→ **What is needed**:
Exactly the lines from the start of the data below through the line that contains "-0.087, 0.02, 1.613];" are to be copied, with pictures left out.

→ **Given information**:
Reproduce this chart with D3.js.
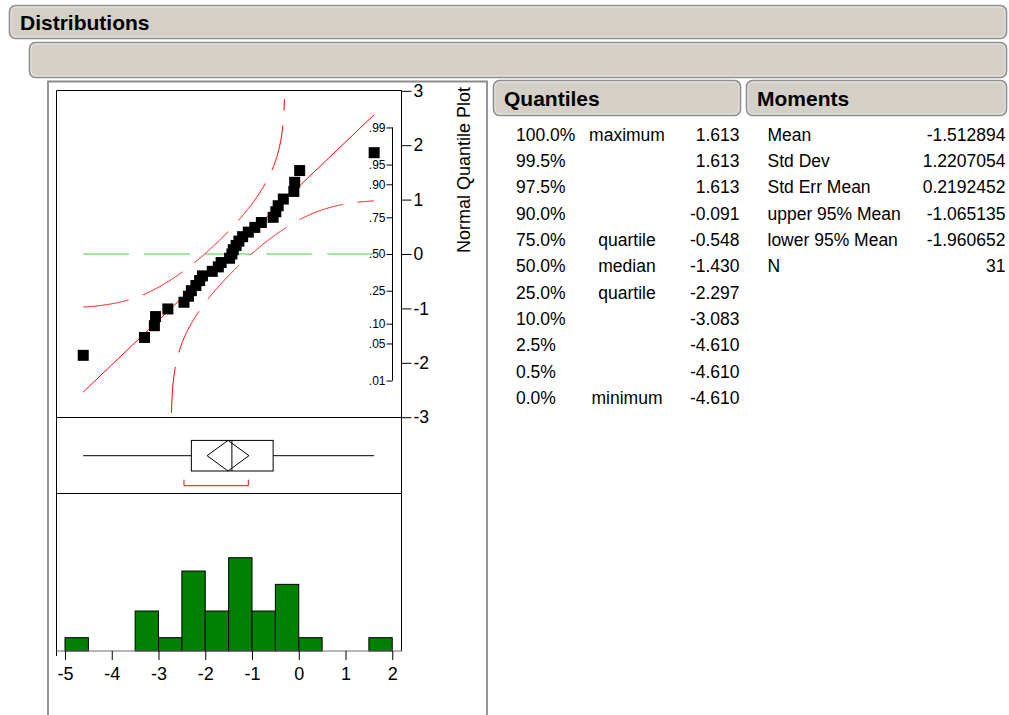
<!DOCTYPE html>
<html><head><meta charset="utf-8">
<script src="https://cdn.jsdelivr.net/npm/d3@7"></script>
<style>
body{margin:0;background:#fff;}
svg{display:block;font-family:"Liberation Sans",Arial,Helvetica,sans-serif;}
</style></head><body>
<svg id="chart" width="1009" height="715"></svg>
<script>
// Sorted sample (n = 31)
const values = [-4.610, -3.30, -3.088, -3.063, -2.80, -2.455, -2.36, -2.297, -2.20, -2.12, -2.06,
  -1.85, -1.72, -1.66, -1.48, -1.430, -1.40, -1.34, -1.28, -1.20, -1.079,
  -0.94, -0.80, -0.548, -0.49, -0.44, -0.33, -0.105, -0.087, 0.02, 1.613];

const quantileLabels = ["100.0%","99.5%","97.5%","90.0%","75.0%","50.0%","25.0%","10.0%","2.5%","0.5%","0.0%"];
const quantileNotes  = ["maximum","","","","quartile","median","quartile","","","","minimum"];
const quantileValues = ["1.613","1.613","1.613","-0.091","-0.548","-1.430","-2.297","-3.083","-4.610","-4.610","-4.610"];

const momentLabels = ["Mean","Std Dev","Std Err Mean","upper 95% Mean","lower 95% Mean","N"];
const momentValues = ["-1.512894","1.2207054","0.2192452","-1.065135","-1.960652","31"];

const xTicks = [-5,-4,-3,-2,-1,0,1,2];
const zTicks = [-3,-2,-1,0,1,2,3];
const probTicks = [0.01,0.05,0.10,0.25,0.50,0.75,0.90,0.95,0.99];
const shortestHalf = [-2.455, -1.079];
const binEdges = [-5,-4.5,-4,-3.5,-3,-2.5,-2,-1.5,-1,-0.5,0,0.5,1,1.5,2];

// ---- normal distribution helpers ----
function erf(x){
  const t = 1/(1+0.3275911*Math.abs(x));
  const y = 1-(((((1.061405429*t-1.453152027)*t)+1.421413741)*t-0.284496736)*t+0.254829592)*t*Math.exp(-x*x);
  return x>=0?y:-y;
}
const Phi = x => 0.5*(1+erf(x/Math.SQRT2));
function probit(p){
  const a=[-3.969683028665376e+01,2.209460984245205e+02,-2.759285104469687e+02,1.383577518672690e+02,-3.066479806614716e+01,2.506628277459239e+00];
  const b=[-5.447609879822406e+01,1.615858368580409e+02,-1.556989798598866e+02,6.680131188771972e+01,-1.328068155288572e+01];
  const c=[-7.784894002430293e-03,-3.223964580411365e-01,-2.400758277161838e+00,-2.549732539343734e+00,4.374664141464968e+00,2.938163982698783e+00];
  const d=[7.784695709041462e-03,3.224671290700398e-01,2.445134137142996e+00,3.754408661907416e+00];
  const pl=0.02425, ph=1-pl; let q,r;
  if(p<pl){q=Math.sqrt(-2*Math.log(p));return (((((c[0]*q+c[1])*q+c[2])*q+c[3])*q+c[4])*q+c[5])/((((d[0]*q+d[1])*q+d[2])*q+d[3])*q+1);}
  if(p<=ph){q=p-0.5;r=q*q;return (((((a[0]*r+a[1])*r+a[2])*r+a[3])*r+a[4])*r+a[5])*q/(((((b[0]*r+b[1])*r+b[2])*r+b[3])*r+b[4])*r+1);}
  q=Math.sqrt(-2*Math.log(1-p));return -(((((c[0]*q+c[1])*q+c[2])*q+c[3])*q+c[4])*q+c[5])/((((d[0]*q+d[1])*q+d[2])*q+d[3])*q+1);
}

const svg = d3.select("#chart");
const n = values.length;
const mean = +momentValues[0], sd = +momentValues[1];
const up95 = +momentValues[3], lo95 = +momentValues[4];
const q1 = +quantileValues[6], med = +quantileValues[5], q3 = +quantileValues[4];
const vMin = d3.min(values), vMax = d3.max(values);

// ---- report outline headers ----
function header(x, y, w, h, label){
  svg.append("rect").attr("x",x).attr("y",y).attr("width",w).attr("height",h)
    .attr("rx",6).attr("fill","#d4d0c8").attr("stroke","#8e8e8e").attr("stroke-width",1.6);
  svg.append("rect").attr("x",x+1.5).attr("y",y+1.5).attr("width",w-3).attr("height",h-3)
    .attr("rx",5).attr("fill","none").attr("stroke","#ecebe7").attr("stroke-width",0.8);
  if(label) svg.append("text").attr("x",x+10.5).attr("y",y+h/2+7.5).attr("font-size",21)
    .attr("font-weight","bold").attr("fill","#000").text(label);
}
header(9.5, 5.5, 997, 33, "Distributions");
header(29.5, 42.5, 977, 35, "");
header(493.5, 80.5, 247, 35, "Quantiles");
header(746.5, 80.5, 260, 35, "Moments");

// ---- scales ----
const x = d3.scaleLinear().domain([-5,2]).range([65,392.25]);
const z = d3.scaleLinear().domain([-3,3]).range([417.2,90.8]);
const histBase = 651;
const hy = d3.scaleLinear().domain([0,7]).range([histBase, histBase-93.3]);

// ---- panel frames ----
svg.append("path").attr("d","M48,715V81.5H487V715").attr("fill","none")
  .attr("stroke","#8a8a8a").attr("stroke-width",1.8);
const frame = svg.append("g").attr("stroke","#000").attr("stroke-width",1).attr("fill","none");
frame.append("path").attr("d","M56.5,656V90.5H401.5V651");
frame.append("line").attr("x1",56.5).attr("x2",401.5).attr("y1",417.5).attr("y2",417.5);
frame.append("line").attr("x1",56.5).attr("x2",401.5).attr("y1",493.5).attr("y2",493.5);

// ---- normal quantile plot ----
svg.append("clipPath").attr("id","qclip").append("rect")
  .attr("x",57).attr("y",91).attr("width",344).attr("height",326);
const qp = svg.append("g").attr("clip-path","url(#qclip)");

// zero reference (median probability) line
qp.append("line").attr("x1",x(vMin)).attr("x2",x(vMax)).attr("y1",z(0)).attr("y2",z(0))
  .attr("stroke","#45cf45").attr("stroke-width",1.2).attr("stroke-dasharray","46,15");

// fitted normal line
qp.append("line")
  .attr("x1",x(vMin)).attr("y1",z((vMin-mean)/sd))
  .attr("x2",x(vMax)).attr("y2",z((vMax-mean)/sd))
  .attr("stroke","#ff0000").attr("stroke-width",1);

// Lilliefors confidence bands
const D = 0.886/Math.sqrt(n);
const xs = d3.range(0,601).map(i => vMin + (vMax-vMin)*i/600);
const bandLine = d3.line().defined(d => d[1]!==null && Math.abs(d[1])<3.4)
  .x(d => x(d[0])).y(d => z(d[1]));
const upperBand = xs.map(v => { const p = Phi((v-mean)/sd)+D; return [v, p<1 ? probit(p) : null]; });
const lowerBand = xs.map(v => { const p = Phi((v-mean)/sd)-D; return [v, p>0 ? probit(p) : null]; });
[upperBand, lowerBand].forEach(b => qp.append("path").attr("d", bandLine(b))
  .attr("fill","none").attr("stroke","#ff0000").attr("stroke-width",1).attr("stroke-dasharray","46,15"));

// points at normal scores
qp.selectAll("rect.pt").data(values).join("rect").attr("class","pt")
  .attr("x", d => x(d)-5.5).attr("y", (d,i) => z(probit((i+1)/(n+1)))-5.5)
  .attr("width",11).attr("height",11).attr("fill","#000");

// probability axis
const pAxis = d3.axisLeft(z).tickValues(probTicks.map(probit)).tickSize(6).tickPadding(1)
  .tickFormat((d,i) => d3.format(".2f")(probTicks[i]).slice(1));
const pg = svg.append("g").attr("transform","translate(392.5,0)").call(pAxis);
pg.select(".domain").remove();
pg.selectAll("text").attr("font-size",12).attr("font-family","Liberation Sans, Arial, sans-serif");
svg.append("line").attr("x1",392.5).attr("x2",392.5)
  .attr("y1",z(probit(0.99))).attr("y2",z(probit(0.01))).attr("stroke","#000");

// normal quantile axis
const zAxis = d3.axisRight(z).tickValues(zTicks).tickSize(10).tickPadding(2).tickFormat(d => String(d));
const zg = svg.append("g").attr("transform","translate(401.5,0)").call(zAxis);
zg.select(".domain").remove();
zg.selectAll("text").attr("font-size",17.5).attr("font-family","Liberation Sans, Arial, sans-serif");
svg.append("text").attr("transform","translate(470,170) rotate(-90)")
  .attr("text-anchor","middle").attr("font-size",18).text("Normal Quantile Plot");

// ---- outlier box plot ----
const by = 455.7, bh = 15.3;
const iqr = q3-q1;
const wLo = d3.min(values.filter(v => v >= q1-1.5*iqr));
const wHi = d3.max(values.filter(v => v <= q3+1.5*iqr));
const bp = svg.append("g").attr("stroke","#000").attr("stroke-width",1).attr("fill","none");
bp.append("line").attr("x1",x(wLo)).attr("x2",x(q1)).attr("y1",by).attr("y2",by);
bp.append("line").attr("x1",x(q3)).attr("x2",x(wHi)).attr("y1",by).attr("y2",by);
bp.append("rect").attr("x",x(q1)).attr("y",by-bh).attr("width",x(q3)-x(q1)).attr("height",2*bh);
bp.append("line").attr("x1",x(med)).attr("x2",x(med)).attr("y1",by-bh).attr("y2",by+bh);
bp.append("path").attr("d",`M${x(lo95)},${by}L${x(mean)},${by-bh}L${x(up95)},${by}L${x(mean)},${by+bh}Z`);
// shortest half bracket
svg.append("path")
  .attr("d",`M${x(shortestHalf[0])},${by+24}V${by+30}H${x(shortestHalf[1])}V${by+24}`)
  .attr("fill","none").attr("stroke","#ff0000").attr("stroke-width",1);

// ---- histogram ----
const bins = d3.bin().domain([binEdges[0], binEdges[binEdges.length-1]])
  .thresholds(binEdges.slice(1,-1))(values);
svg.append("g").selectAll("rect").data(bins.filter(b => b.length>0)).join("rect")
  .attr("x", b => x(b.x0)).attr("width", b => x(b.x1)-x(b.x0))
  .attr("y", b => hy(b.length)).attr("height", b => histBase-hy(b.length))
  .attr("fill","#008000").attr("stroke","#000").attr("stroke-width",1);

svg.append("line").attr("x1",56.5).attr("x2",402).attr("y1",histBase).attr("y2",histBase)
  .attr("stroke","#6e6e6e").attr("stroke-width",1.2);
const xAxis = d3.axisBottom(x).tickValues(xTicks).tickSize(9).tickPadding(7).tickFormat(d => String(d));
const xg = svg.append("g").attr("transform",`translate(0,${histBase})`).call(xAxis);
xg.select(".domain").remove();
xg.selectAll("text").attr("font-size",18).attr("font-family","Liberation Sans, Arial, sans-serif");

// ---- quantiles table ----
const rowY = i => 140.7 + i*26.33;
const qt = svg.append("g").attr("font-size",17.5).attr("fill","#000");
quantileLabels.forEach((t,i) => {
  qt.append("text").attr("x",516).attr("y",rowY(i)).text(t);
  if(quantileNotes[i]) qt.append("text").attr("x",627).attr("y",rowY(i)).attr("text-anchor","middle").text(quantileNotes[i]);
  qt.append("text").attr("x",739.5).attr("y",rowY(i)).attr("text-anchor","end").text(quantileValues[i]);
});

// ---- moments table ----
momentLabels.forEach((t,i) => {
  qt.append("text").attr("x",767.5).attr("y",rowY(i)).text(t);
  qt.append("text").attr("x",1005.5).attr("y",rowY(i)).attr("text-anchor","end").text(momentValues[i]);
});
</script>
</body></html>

→ **Expected output**:
Reproduce this chart with D3.js.
<!DOCTYPE html>
<html><head><meta charset="utf-8">
<script src="https://cdn.jsdelivr.net/npm/d3@7"></script>
<style>
body{margin:0;background:#fff;}
svg{display:block;font-family:"Liberation Sans",Arial,Helvetica,sans-serif;}
</style></head><body>
<svg id="chart" width="1009" height="715"></svg>
<script>
// Sorted sample (n = 31)
const values = [-4.610, -3.30, -3.088, -3.063, -2.80, -2.455, -2.36, -2.297, -2.20, -2.12, -2.06,
  -1.85, -1.72, -1.66, -1.48, -1.430, -1.40, -1.34, -1.28, -1.20, -1.079,
  -0.94, -0.80, -0.548, -0.49, -0.44, -0.33, -0.105, -0.087, 0.02, 1.613];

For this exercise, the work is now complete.